You’ve got two people: one’s deep in the Web3 trenches—buying meme coins, staking ETH, and casually flipping NFTs. The other clocks in at 9 a.m. sharp, tracks every dollar, and maxes out their retirement contributions.
Now imagine they switched places.
What would happen? Who would adapt, who would crumble—and who actually spends smarter when the rules are flipped?
Let’s find out.
What If a Web3 User Tried Living Like a Traditional Earner?


Imagine this: a crypto-native 27-year-old DeFi enthusiast ditches their MetaMask wallet and opens a savings account. They stop chasing yield and start contributing to a 401(k). They make a monthly budget, shop at Costco, and start looking at interest rates on fixed deposits instead of liquidity pools.
Best-case scenario:
They finally get stability. No more 30% portfolio swings or heartburn over gas fees. They build credit, reduce risk, and maybe even sleep better.
Worst-case scenario:
They get bored. Fast. The lack of volatility feels like stagnation. They might miss out on exponential growth or lose touch with the fast-evolving digital economy.
Smart Spending Outcome:
– Gains structure.
– Loses agility.
If they can merge their risk-taking instincts with discipline? Game over—in a good way.
What If a Traditional Earner Went Full Web3?


Now flip the script.
A 40-year-old project manager with a stable job, mortgage, and modest portfolio decides to go crypto-native. They YOLO half their savings into altcoins, join a DAO, and start flipping NFTs instead of watching Netflix. Their financial world goes from spreadsheets to Discord threads overnight.
Best-case scenario:
They ride a bull market, make gains, and discover financial tools they never knew existed. They diversify beyond traditional assets and join a vibrant, global community.
Worst-case scenario:
They get rugged. Hard. A scam drains their wallet. Market volatility wrecks their portfolio. They panic-sell. And they miss the comfort of predictable paychecks and Roth IRAs.
Smart Spending Outcome:
– Gains exposure to emerging markets.
– Risks emotional decisions in unfamiliar territory.
If they embrace the tech without abandoning common sense? Could be their financial glow-up.
What If They Met in the Middle?

This is where things get interesting.
Imagine both profiles take the hybrid route—Web3 user adopts some traditional financial tools (insurance, retirement planning, budgeting apps), while the traditional earner dabbles in digital assets, learns about decentralization, and joins a smart DAO.
Result?
They both win. Financial resilience and opportunity. Long-term vision and short-term gains. It’s not a trade-off—it’s a toolkit.
What If Smart Spending Isn’t About Sides?
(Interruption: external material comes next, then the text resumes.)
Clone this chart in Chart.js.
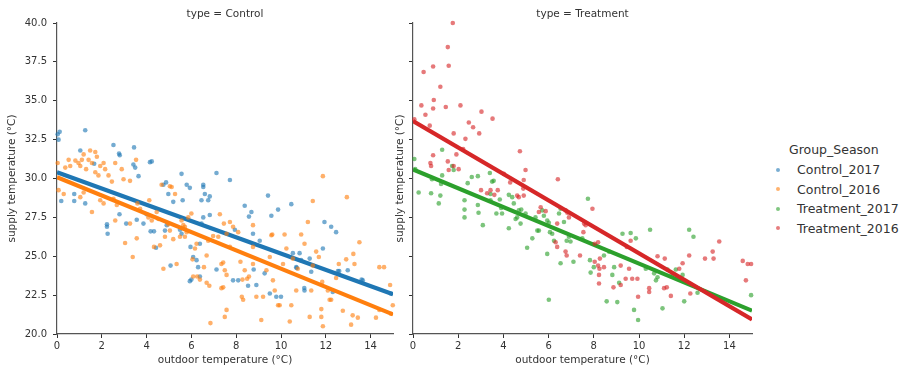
<!DOCTYPE html>
<html>
<head>
<meta charset="utf-8">
<script src="https://cdn.jsdelivr.net/npm/chart.js@4.4.1/dist/chart.umd.min.js"></script>
<style>
  body { margin: 0; background: #fff; width: 906px; height: 373px; overflow: hidden; position: relative; font-family: "DejaVu Sans", sans-serif; }
  canvas { position: absolute; top: 0; }
  #left { left: 0; }
  #right { left: 392px; }
  #legend { position: absolute; left: 770px; top: 140px; color: #333; font-size: 12.5px; }
  #legend .ttl { margin-left: 19px; height: 20px; line-height: 20px; }
  #legend .item { height: 19.5px; line-height: 19.5px; white-space: nowrap; }
  #legend .dot { display: inline-block; width: 4px; height: 4px; border-radius: 50%; margin: 0 17px 2px 6px; vertical-align: middle; }
</style>
</head>
<body>
<canvas id="left" width="397" height="373"></canvas>
<canvas id="right" width="368" height="373"></canvas>
<div id="legend"></div>
<script>
// outdoor temp (x) / supply temp (y)
const control2017 = [
  [0.03,32.85],[0.07,32.5],[0.12,33.0],[1.26,33.1],[1.04,31.8],[1.66,30.95],[2.52,32.15],[2.77,31.6],[2.8,31.5],
  [3.44,32.0],[3.41,30.9],[3.64,30.15],[3.49,30.7],[4.15,31.05],[4.23,31.1],[5.56,30.3],[5.79,29.6],[5.93,29.4],
  [6.53,29.6],[7.12,30.35],[7.72,29.9],[0.19,28.55],[0.77,29.0],[0.77,28.55],[1.26,28.4],[2.23,27.05],[2.23,26.9],
  [2.26,26.45],[2.79,27.7],[3.09,27.1],[3.56,27.35],[3.86,27.1],[4.0,27.7],[4.18,26.6],[4.33,26.6],[4.42,25.55],
  [4.75,29.6],[4.87,29.75],[4.97,29.0],[5.19,28.5],[4.82,26.65],[4.9,27.0],[5.07,24.4],[5.49,26.7],[5.56,26.45],
  [5.61,28.6],[5.96,25.6],[6.08,24.95],[6.0,23.5],[5.93,23.4],[6.23,24.75],[6.3,24.3],[6.38,25.8],[6.45,28.6],
  [6.53,29.45],[6.6,29.0],[6.75,28.6],[6.82,28.85],[6.53,27.5],[6.45,27.1],[6.38,23.7],[6.82,27.65],[7.12,24.15],
  [7.86,23.45],[7.94,26.7],[8.09,23.45],[8.38,28.25],[8.57,27.55],[8.68,27.85],[8.75,26.45],[8.78,24.15],[8.53,23.1],
  [8.9,23.15],[9.05,26.0],[9.27,23.9],[9.42,28.9],[9.5,22.6],[9.57,27.6],[9.79,22.4],[10.0,22.4],[9.87,28.0],
  [10.46,28.35],[10.53,25.2],[10.68,24.3],[10.83,25.2],[10.9,24.75],[11.05,22.8],[11.28,24.85],[11.35,24.0],
  [11.87,25.5],[11.94,27.2],[12.24,26.9],[12.46,26.55],[12.31,22.7],[12.54,24.05],[12.98,24.1],[13.65,23.45],
  [10.7,24.25],[11.04,22.96],[12.6,24.05],[13.6,23.5],[14.9,22.6]
];
const control2016 = [
  [0.03,31.0],[0.37,30.7],[0.52,31.2],[0.59,30.8],[0.82,31.15],[0.96,31.0],[1.04,30.8],[1.11,31.2],[1.19,31.55],
  [1.3,30.6],[1.41,31.2],[1.48,31.8],[1.71,31.7],[1.78,31.4],[1.56,31.0],[1.71,30.4],[1.85,30.2],[1.93,30.8],
  [2.08,31.0],[2.15,30.6],[2.3,30.2],[2.45,29.8],[2.6,31.0],[2.89,30.6],[2.97,29.95],[3.26,29.85],[3.53,31.2],
  [4.67,29.6],[5.04,29.5],[11.87,30.15],[0.07,29.25],[0.3,29.0],[1.04,28.8],[1.19,29.1],[1.56,27.85],[1.93,28.6],
  [2.08,28.4],[2.52,28.7],[2.6,27.3],[2.67,28.3],[3.04,25.85],[3.26,27.1],[3.38,24.95],[3.56,26.15],[3.59,28.4],
  [3.71,28.05],[4.08,27.5],[4.12,28.6],[4.23,27.3],[4.45,27.85],[4.53,27.4],[4.33,25.6],[4.6,25.7],[4.75,24.2],
  [4.82,26.25],[4.97,27.05],[5.04,26.65],[5.19,26.1],[5.12,29.45],[5.27,29.0],[5.34,24.5],[5.56,27.3],[5.64,27.0],
  [5.71,26.9],[5.79,26.55],[5.49,26.25],[5.71,26.25],[5.86,27.5],[6.0,27.75],[6.05,24.8],[6.16,25.5],[6.23,25.8],
  [6.08,23.7],[6.26,23.7],[6.38,23.5],[6.56,24.3],[6.68,25.05],[6.75,26.0],[6.68,23.3],[6.8,23.1],[6.85,20.7],
  [6.97,26.3],[7.2,26.25],[7.27,27.7],[7.45,27.1],[7.57,26.45],[7.34,24.5],[7.42,24.6],[7.49,24.1],[7.57,23.8],
  [7.42,23.0],[7.34,22.95],[7.57,21.55],[7.49,21.1],[7.72,27.2],[7.86,26.9],[7.72,25.6],[8.09,26.55],[8.19,24.65],
  [8.28,23.5],[8.25,22.4],[8.31,22.2],[8.38,24.1],[8.49,23.55],[8.57,23.7],[8.75,27.0],[8.75,25.6],[8.75,24.5],
  [8.9,22.4],[9.12,20.9],[9.2,22.4],[9.35,24.1],[9.5,24.95],[9.57,26.35],[9.61,26.4],[9.64,23.45],[9.72,22.8],
  [9.87,21.85],[9.94,21.85],[10.09,24.5],[10.16,26.4],[10.24,25.5],[10.39,20.8],[10.46,21.85],[10.53,24.85],
  [10.68,22.8],[10.75,24.2],[10.9,26.4],[11.05,25.8],[11.2,27.2],[11.28,21.1],[11.35,22.8],[11.42,24.4],
  [11.42,28.55],[11.57,25.3],[11.69,24.95],[11.8,21.6],[11.8,21.1],[11.87,20.5],[11.84,23.35],[12.09,22.8],
  [12.17,22.2],[12.24,22.2],[12.46,23.6],[12.58,24.5],[12.76,21.5],[12.91,24.8],[12.94,28.8],[13.2,21.2],
  [13.13,20.6],[13.23,25.15],[13.28,24.5],[13.43,21.05],[13.5,25.9],[14.24,21.05],[14.39,24.3],[14.6,24.3],
  [14.39,21.55],[14.87,23.15],[14.91,21.3],[14.99,21.85]
];
const treatment2017 = [
  [0.06,31.25],[1.29,31.85],[0.1,30.6],[0.84,29.95],[1.29,30.2],[1.24,29.65],[1.73,30.8],[1.8,30.55],[2.42,29.7],
  [2.6,30.1],[2.87,30.15],[3.4,30.35],[3.5,29.8],[3.57,29.85],[0.25,29.1],[0.8,29.05],[1.21,28.9],[1.14,28.4],
  [2.28,28.6],[2.28,28.0],[2.28,27.5],[2.87,28.3],[2.9,27.8],[3.09,27.0],[3.43,28.6],[3.43,29.0],[3.84,28.65],
  [3.69,27.75],[3.94,27.75],[3.9,28.1],[4.24,28.95],[4.39,28.8],[4.46,28.4],[4.24,26.8],[4.54,27.4],[4.61,27.5],
  [4.76,27.1],[4.68,27.95],[4.79,28.0],[4.98,27.75],[5.05,25.55],[5.28,26.15],[5.42,27.5],[5.5,26.65],[5.57,26.65],
  [5.72,27.95],[5.79,27.6],[5.94,27.3],[6.01,27.15],[5.94,25.15],[6.06,26.55],[6.16,26.45],[6.24,26.0],[6.46,27.75],
  [6.53,28.05],[6.68,27.2],[6.53,24.55],[6.01,22.2],[6.8,26.0],[6.9,26.25],[6.97,25.95],[7.1,24.65],[7.49,26.15],
  [7.74,28.7],[7.83,24.75],[7.86,23.95],[8.0,24.3],[8.45,25.05],[8.67,25.3],[8.57,22.1],[8.82,23.8],[8.9,24.3],
  [9.04,22.05],[9.12,23.3],[9.27,26.45],[9.63,26.5],[9.86,26.15],[9.78,21.55],[9.96,20.9],[10.3,24.2],[10.49,26.7],
  [10.67,23.9],[10.75,23.45],[10.82,23.65],[11.04,21.65],[11.26,24.15],[11.48,23.8],[11.63,24.15],[11.93,23.8],
  [12.0,22.1],[12.22,26.7],[12.41,26.25],[12.59,22.65],[14.96,22.5]
];
const treatment2016 = [
  [1.76,40.0],[1.54,38.45],[1.58,37.25],[0.47,36.85],[0.89,37.2],[1.21,35.9],[0.37,34.7],[0.55,34.1],[0.92,35.05],
  [0.89,34.5],[1.45,34.6],[2.1,34.7],[0.74,33.4],[0.06,33.8],[3.03,34.3],[3.52,33.85],[2.47,33.6],[2.66,33.3],
  [2.93,32.9],[1.8,32.9],[2.32,32.55],[0.89,31.5],[0.77,31.0],[0.8,30.8],[1.54,31.1],[1.8,30.8],[2.02,30.6],
  [1.92,31.55],[1.58,30.55],[2.22,31.9],[4.73,31.75],[4.98,30.55],[4.02,30.3],[4.9,29.9],[6.41,29.95],[4.3,29.75],
  [3.01,29.25],[3.28,29.05],[3.43,29.25],[3.6,28.95],[3.75,29.25],[4.88,29.35],[4.61,28.9],[4.68,28.8],[4.9,28.9],
  [5.57,27.85],[5.87,27.9],[5.65,28.15],[6.38,27.1],[6.31,25.9],[6.38,25.6],[6.75,27.95],[6.83,27.8],[6.9,27.5],
  [6.75,25.3],[6.8,25.05],[7.39,25.05],[7.54,26.55],[7.57,27.1],[7.64,27.0],[7.94,28.05],[8.04,25.8],[8.19,25.9],
  [8.04,24.65],[8.19,24.4],[8.25,24.2],[8.27,24.85],[8.45,24.3],[8.23,23.8],[8.23,23.25],[8.87,23.0],[9.19,23.15],
  [9.19,24.4],[9.46,25.6],[9.63,26.0],[9.56,24.2],[9.41,23.55],[9.7,23.55],[9.93,23.55],[9.96,22.4],[10.45,22.95],
  [10.45,22.7],[10.82,25.0],[11.14,24.85],[11.11,22.95],[11.23,23.0],[11.41,22.45],[11.78,24.2],[11.93,24.55],
  [12.22,25.05],[12.27,22.6],[12.92,24.85],[13.26,25.3],[13.3,24.85],[13.55,25.95],[14.59,24.7],[14.81,24.5],
  [14.96,24.5],[14.73,23.45]
];

// fitted regression lines, end values
const fitX = [0, 15];
const fitControl2017 = [30.4, 22.56];
const fitControl2016 = [30.08, 21.26];
const fitTreatment2017 = [30.58, 21.5];
const fitTreatment2016 = [33.7, 20.94];

const xTicks = [0, 2, 4, 6, 8, 10, 12, 14];
const yTicks = [20.0, 22.5, 25.0, 27.5, 30.0, 32.5, 35.0, 37.5, 40.0];

const groups = ['Control_2017', 'Control_2016', 'Treatment_2017', 'Treatment_2016'];
const colors = ['31,119,180', '255,127,14', '44,160,44', '214,39,40'];

const FONT = '"DejaVu Sans", sans-serif';
const INK = '#333';

function pts(arr) { return arr.map(p => ({ x: p[0], y: p[1] })); }
function fit(ys) { return fitX.map((x, i) => ({ x: x, y: ys[i] })); }

function scatterSet(label, arr, c, order) {
  return {
    type: 'scatter', label: label, data: pts(arr), order: order, clip: false,
    pointRadius: 2.3, pointBorderWidth: 0, pointBackgroundColor: 'rgba(' + c + ',0.62)'
  };
}
function lineSet(label, ys, c, order) {
  return {
    type: 'line', label: label, data: fit(ys), order: order,
    borderColor: 'rgb(' + c + ')', borderWidth: 4.2, pointRadius: 0, borderCapStyle: 'butt'
  };
}

const facetTitle = {
  id: 'facetTitle',
  afterDraw(chart, args, opts) {
    const ctx = chart.ctx, a = chart.chartArea;
    ctx.save();
    ctx.font = '10.5px ' + FONT;
    ctx.fillStyle = INK;
    ctx.textAlign = 'center';
    ctx.textBaseline = 'middle';
    ctx.fillText(opts.text, (a.left + a.right) / 2, 14);
    ctx.restore();
  }
};

function makeChart(id, title, datasets, yWidth, showYLabels, padRight, yTitlePad) {
  return new Chart(document.getElementById(id), {
    data: { datasets: datasets },
    plugins: [facetTitle],
    options: {
      responsive: false,
      animation: false,
      layout: { padding: { top: 23, right: padRight, bottom: 0, left: 0 } },
      plugins: { legend: { display: false }, tooltip: { enabled: false }, facetTitle: { text: title } },
      scales: {
        x: {
          type: 'linear', min: 0, max: 15,
          afterFit(s) { s.height = 39; },
          afterBuildTicks(s) { s.ticks = xTicks.map(v => ({ value: v })); },
          grid: { display: true, drawOnChartArea: false, drawTicks: true, tickLength: 4, tickColor: INK },
          border: { display: true, color: '#555', width: 1.2 },
          ticks: { color: INK, font: { family: FONT, size: 10 }, padding: 2 },
          title: { display: true, text: 'outdoor temperature (°C)', color: INK, font: { family: FONT, size: 10.5 }, padding: { top: 0, bottom: 6 } }
        },
        y: {
          type: 'linear', min: 20, max: 40,
          afterFit(s) { s.width = yWidth; },
          afterBuildTicks(s) { s.ticks = yTicks.map(v => ({ value: v })); },
          grid: { display: true, drawOnChartArea: false, drawTicks: true, tickLength: 4, tickColor: INK },
          border: { display: true, color: '#555', width: 1.2 },
          ticks: { display: showYLabels, color: INK, font: { family: FONT, size: 10 }, padding: 6, callback: v => v.toFixed(1) },
          title: { display: true, text: 'supply temperature (°C)', color: INK, font: { family: FONT, size: 10.5 }, padding: { top: yTitlePad, bottom: 0 } }
        }
      }
    }
  });
}

makeChart('left', 'type = Control', [
  scatterSet(groups[0], control2017, colors[0], 4),
  lineSet(groups[0], fitControl2017, colors[0], 3),
  scatterSet(groups[1], control2016, colors[1], 2),
  lineSet(groups[1], fitControl2016, colors[1], 1)
], 57, true, 2, 6);

makeChart('right', 'type = Treatment', [
  scatterSet(groups[2], treatment2017, colors[2], 4),
  lineSet(groups[2], fitTreatment2017, colors[2], 3),
  scatterSet(groups[3], treatment2016, colors[3], 2),
  lineSet(groups[3], fitTreatment2016, colors[3], 1)
], 21, false, 8, 2);

// legend
const lg = document.getElementById('legend');
let html = '<div class="ttl">Group_Season</div>';
groups.forEach((g, i) => {
  html += '<div class="item"><span class="dot" style="background:rgba(' + colors[i] + ',0.6)"></span>' + g + '</div>';
});
lg.innerHTML = html;
</script>
</body>
</html>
Maybe the real twist is this:
What if “smart spending” isn’t a battle—but a blend?
Web3 thinking brings adaptability, creativity, and speed. Traditional finance brings discipline, planning, and reliability. Both are valid. Both are powerful. But neither is complete on its own.
Web3 vs traditional: So… Who Spends Smarter?
Honestly? It’s not about Web3 vs. traditional.
It’s about knowing when to bet big, when to play it safe, and when to learn from the other side.
Because in 2025, smart spending isn’t about choosing a lane.
It’s about knowing how to merge without crashing.